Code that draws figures
# # #
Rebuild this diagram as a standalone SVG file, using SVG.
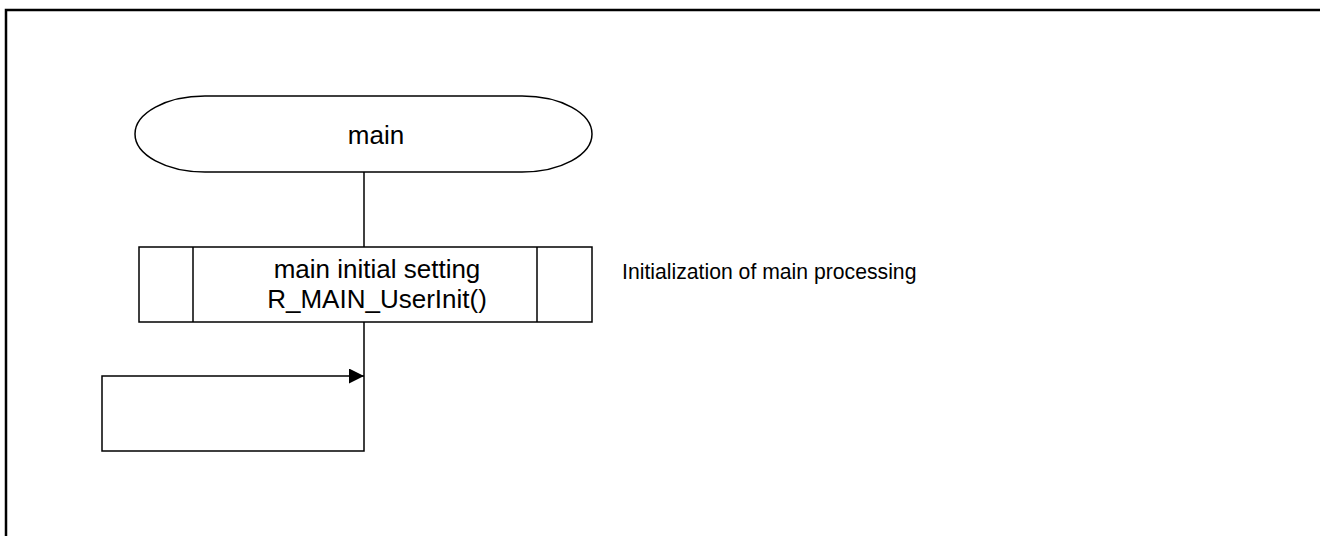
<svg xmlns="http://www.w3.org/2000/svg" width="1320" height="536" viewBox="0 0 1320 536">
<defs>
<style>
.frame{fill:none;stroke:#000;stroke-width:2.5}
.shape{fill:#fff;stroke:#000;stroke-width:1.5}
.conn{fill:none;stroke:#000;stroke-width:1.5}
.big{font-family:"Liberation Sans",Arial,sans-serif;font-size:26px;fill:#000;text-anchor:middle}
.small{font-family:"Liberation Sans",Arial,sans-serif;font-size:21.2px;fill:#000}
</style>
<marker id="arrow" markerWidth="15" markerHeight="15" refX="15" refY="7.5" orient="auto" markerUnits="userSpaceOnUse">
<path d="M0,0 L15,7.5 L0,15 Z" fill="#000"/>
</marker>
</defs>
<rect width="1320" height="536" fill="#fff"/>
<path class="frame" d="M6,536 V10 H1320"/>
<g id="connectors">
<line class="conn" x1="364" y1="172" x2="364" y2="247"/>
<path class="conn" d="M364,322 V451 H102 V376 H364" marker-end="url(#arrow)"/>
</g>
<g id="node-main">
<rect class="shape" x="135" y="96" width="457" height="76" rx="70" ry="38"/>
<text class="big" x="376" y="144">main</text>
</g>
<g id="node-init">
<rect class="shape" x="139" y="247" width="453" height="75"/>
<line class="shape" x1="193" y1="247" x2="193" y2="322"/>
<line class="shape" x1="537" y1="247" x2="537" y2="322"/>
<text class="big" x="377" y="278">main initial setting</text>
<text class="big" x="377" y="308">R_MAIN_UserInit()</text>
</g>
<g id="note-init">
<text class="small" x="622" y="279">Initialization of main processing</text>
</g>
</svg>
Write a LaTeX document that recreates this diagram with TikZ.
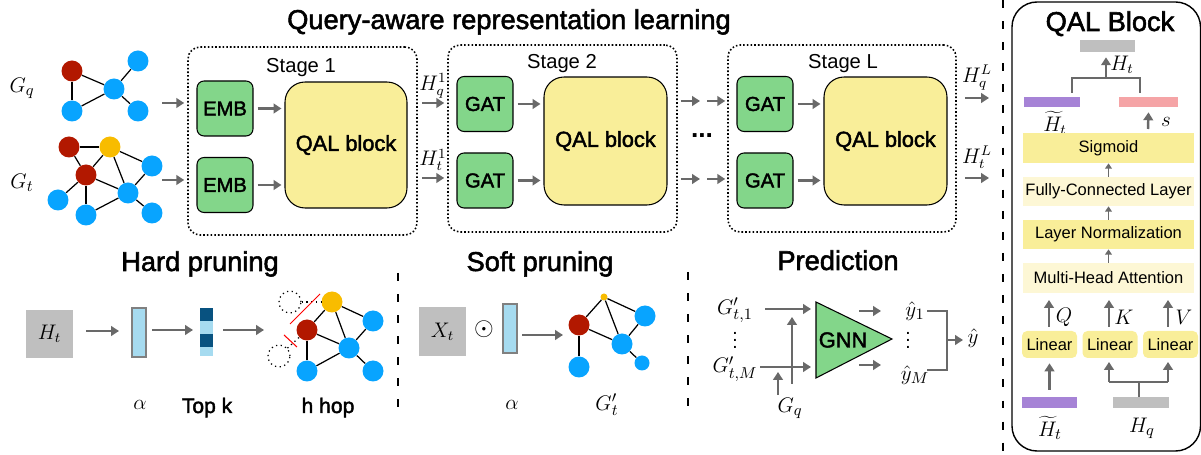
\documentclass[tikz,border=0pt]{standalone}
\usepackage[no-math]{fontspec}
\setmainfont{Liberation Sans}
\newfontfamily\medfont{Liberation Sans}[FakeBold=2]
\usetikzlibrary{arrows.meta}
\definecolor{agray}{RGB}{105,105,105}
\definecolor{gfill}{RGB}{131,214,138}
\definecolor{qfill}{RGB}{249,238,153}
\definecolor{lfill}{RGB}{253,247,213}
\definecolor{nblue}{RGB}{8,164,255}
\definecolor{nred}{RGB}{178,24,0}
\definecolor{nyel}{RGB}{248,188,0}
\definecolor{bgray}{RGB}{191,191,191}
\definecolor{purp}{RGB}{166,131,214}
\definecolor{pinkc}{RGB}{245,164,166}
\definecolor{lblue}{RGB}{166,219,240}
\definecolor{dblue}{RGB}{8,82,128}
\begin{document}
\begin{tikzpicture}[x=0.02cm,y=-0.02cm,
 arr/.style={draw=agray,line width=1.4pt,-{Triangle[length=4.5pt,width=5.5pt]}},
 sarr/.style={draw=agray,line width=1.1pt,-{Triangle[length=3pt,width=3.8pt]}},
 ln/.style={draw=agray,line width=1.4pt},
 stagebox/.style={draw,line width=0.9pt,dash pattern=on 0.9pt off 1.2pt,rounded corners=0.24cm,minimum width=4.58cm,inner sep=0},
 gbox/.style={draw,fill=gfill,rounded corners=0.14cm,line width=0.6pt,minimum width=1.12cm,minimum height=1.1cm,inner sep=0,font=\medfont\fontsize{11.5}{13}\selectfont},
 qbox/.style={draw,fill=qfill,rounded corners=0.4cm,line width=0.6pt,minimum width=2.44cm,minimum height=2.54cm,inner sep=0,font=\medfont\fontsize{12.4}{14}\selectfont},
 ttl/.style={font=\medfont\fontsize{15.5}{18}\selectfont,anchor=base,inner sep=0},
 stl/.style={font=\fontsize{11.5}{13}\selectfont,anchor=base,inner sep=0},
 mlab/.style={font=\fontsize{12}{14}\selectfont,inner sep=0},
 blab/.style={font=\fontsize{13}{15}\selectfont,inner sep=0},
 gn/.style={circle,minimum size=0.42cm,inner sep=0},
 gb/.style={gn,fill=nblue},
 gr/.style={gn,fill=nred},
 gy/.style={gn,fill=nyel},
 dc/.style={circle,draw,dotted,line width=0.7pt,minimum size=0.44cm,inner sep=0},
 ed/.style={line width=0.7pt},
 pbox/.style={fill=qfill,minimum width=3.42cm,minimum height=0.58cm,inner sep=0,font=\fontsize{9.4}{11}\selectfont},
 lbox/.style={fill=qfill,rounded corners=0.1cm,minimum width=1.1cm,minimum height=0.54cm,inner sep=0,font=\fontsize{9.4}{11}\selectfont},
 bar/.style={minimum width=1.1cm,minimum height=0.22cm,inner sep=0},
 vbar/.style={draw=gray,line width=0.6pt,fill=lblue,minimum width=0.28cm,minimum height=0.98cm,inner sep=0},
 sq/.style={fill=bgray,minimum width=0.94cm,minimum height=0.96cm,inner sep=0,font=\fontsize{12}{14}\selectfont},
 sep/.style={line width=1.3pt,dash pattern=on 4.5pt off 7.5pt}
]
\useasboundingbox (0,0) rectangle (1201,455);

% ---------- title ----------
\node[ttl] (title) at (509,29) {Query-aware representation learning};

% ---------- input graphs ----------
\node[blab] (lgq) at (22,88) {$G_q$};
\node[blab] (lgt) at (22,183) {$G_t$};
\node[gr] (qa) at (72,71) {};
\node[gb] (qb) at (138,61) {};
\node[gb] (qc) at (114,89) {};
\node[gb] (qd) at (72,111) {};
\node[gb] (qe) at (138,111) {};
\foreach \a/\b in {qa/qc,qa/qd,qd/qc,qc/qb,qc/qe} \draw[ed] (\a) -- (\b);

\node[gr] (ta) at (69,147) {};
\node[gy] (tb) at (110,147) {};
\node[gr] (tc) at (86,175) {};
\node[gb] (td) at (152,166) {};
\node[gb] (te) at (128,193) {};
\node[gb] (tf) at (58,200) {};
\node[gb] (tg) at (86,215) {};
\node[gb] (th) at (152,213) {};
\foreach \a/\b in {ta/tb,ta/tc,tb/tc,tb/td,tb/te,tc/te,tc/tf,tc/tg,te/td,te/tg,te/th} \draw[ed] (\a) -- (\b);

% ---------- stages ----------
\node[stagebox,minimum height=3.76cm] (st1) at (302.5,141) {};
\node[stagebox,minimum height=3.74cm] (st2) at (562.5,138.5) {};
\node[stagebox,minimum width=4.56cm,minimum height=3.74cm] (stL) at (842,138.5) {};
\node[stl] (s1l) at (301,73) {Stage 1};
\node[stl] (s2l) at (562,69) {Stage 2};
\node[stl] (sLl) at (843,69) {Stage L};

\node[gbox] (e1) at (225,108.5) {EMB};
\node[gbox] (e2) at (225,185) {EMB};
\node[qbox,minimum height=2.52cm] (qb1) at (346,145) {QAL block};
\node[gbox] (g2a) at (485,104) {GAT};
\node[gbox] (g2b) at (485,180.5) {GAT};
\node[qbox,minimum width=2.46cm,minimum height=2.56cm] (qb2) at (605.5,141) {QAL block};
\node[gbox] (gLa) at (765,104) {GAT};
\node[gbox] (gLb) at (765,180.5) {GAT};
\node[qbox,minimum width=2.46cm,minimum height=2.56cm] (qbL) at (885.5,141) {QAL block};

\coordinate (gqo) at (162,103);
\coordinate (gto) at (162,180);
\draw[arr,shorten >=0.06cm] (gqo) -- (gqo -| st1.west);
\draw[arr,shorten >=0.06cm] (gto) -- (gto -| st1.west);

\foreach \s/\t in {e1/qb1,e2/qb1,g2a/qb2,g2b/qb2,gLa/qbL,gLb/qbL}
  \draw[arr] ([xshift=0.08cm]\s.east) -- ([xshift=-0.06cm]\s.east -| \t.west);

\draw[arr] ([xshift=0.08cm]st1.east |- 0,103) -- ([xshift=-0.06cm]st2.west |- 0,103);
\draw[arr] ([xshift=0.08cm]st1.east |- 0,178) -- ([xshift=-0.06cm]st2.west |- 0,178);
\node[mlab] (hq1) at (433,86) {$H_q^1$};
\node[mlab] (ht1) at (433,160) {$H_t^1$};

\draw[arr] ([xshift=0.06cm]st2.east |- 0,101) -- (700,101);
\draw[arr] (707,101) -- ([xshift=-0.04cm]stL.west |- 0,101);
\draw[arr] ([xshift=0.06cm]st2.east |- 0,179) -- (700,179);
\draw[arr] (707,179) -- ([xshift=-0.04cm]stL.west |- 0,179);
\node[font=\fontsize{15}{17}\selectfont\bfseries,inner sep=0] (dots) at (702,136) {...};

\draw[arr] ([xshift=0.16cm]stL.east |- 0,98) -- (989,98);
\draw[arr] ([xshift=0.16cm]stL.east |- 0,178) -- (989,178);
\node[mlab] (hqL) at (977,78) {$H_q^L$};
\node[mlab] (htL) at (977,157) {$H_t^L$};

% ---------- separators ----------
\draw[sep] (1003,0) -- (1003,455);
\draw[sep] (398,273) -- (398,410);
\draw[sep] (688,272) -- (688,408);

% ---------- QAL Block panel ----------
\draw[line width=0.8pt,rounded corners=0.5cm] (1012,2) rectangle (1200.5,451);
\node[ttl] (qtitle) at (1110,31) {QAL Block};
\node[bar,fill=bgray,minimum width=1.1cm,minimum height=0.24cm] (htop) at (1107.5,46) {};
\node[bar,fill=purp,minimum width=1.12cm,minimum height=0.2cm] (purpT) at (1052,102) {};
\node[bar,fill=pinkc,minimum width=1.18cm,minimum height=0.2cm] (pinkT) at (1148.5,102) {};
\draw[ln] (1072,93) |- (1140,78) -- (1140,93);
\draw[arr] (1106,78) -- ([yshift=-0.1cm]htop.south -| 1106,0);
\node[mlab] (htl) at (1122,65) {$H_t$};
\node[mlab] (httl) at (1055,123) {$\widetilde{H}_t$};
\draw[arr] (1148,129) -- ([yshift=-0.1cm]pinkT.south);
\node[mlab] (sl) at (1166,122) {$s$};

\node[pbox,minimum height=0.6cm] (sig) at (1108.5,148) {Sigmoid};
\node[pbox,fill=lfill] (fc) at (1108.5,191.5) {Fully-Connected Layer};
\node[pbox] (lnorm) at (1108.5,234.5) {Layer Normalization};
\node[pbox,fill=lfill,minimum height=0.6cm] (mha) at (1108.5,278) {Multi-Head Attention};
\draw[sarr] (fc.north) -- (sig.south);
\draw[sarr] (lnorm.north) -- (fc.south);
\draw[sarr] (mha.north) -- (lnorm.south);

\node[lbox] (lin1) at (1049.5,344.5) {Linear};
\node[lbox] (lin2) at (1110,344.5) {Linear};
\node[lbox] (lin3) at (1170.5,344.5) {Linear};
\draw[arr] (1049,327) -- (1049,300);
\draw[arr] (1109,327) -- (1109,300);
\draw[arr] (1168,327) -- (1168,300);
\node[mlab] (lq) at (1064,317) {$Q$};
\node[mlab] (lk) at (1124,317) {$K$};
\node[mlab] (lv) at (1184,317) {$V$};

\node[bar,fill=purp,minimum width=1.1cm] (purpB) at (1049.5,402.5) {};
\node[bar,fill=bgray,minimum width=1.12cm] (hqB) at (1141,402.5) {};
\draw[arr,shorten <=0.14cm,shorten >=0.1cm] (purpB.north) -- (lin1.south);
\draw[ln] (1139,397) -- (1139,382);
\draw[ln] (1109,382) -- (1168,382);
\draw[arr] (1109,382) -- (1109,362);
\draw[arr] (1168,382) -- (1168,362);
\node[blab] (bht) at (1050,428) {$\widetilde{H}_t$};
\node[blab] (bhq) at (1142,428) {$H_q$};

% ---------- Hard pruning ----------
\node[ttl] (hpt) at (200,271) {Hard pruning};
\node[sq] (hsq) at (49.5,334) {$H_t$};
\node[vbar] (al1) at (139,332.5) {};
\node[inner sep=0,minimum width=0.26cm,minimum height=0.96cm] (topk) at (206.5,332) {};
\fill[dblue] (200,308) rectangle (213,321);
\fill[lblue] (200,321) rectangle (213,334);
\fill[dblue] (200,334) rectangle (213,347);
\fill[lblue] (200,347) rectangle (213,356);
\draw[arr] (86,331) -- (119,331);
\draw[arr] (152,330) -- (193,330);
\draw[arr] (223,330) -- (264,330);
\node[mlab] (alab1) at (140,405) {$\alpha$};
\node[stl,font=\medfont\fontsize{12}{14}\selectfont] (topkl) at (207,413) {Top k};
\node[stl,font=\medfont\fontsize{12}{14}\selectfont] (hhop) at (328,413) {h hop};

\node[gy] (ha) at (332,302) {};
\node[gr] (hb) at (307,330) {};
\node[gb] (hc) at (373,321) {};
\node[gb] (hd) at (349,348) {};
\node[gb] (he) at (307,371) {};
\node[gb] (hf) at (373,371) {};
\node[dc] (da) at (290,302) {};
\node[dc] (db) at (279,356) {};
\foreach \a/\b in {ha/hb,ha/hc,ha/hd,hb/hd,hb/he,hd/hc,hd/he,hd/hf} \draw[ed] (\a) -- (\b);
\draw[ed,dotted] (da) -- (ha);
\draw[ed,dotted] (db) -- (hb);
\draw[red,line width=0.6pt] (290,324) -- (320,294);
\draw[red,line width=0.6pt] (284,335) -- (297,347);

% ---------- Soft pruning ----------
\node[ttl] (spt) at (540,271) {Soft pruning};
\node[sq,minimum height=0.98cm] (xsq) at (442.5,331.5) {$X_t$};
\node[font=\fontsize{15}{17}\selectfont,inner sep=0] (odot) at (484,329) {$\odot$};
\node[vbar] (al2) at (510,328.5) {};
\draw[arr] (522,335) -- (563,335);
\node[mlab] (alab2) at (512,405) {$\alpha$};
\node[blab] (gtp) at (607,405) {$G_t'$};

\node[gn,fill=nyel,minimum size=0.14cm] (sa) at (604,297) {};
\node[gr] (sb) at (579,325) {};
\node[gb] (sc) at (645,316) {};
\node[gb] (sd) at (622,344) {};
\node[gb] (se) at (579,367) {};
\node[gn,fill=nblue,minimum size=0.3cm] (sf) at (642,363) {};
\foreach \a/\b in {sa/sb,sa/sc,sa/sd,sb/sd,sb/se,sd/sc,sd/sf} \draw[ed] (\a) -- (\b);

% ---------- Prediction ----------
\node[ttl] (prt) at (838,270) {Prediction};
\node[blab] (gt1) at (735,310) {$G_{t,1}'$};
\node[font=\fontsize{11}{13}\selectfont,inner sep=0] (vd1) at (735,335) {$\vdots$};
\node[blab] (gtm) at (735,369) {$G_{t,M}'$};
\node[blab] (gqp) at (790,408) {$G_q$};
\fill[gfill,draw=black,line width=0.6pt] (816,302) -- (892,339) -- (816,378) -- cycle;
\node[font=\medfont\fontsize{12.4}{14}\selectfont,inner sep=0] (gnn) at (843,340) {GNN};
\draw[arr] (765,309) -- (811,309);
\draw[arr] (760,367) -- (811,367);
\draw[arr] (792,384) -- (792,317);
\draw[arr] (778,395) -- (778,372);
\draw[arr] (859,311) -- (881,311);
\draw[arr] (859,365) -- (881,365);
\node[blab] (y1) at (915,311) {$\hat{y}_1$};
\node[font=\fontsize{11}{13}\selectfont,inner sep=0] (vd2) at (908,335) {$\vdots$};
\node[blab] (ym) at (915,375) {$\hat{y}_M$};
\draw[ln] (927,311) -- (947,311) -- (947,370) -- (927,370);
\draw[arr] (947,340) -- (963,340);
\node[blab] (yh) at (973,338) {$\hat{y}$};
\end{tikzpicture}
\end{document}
# # #
## [YOUR GOAL]
Only lines with "standalone" are wanted here; list each of them.

## [WRITTEN REPLY]
Rebuild this diagram as a standalone SVG file, using SVG.
\documentclass[tikz,border=0pt]{standalone}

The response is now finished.